En un principio yo ensayaba deliberadamente un “travestismo textual”, que practicaba la primera voz narrativa masculina con alevosía y flagrancia. Creía que la literatura no necesitaba de adjetivos. Sigo creyéndolo pero mi propio trabajo, esa mirada personalísima con que sólo yo pude contemplar los mingitorios en Cuerpo náufrago o las muñecas sexuadas con las que ritualiza su deseo el narrador de Las Violetas, me hizo anticipar la frase de Henry James en torno a la novela y a toda literatura necesaria: una buena novela es una impresión personal e intensa de la vida. Toda la literatura que vale la pena parte de la singularidad de la visión de quien escribe. No me imagino a Kafka ni a la Woolf sino siendo cada uno desde la singularidad que les es propia: su pasado, su familia, sus experiencias vitales, su mirada, sus deseos, su corazón, su sexo y, por supuesto, su género. Pero tampoco vamos a supeditar su singularidad a uno solo de sus rasgos. La literatura es visión original, única, individual, aunque se esfuerce por ser otra cosa y traicionarse. La única manera de ser profundamente universal, decía Alfonso Reyes, es ser profundamente particular.

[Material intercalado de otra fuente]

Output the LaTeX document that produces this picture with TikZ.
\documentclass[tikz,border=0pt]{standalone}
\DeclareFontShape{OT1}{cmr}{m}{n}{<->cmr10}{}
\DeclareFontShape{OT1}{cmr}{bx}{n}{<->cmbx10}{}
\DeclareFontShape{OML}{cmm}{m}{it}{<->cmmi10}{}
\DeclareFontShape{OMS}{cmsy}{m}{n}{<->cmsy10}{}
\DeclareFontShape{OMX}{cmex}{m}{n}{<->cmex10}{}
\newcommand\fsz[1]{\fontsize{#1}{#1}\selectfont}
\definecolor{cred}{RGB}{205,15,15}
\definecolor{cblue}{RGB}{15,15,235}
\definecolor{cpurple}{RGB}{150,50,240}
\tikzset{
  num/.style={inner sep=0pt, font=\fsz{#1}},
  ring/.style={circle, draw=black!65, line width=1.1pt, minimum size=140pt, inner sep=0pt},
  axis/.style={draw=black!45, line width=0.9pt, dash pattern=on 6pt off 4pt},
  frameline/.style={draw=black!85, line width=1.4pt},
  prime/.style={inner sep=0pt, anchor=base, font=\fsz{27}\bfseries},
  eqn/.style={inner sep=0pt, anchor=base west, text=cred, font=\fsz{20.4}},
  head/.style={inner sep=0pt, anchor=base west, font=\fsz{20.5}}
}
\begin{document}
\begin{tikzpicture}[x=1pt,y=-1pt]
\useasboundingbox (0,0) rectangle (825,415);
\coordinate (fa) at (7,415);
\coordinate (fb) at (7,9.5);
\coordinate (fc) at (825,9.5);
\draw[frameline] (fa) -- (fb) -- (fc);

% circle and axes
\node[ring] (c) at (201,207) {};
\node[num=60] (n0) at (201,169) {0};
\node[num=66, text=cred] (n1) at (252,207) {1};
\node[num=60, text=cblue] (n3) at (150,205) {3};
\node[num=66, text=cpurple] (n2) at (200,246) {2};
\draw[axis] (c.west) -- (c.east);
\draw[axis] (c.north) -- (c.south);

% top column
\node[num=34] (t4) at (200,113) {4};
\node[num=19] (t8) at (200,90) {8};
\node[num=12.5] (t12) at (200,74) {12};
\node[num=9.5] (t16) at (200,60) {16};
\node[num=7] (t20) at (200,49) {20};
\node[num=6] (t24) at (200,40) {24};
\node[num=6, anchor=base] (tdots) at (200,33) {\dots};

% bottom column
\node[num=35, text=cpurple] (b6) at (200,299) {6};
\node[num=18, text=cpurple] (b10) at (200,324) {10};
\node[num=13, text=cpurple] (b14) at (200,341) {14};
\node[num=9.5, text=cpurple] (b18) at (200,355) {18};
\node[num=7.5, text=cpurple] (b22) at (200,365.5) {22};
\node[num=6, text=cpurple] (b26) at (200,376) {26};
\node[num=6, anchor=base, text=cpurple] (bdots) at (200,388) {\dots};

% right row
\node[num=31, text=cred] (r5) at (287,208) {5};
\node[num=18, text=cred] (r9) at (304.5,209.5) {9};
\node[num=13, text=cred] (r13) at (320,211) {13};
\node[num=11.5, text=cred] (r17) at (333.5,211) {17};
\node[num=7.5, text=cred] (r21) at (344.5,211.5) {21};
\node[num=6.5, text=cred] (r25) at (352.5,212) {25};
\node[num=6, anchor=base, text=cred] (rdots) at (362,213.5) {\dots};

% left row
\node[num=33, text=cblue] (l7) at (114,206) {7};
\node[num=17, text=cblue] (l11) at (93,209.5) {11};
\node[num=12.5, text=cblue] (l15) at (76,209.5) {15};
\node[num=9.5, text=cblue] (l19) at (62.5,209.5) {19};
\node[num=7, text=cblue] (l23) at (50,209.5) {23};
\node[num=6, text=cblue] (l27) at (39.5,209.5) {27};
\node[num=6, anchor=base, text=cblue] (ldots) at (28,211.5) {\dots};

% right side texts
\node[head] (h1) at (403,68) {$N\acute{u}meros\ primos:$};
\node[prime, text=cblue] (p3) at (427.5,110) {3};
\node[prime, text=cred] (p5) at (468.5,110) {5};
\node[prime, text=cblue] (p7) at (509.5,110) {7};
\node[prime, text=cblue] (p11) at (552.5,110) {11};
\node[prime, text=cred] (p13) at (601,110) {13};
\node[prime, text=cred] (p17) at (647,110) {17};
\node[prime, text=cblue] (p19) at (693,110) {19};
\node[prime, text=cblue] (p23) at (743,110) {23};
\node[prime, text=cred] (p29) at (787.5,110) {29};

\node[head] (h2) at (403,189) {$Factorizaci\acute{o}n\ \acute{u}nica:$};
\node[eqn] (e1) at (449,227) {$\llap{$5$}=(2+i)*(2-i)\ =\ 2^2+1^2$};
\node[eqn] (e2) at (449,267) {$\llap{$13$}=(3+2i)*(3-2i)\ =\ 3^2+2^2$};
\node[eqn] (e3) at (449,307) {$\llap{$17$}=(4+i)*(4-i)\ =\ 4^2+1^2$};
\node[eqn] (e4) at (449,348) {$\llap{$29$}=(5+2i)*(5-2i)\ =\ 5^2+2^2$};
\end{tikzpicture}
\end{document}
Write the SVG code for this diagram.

Y tenía razón.
Más allá de los disfraces, encarnaciones, etiquetas he querido decir que ser escritora en México ha sido para mí un ejercicio de imaginación y libertad transgresoras. Lo he dicho a manera de juego, pero también como seña de identidad: “Yo no soy mujer… soy escritora”. Uno de los pocos espacios de libertad íntima y auténtica son la escritura y el arte. Y al menos a mí, en mi trabajo, me interesa hacerles lugar, a trasmano de militancias y posiciones de corrección ortopédica y política. Una forma de no ser solamente mujer en México, sin morir en el intento, precisamente ahora que la realidad encarna con brutal literalidad la sutileza y el placer de las metáforas.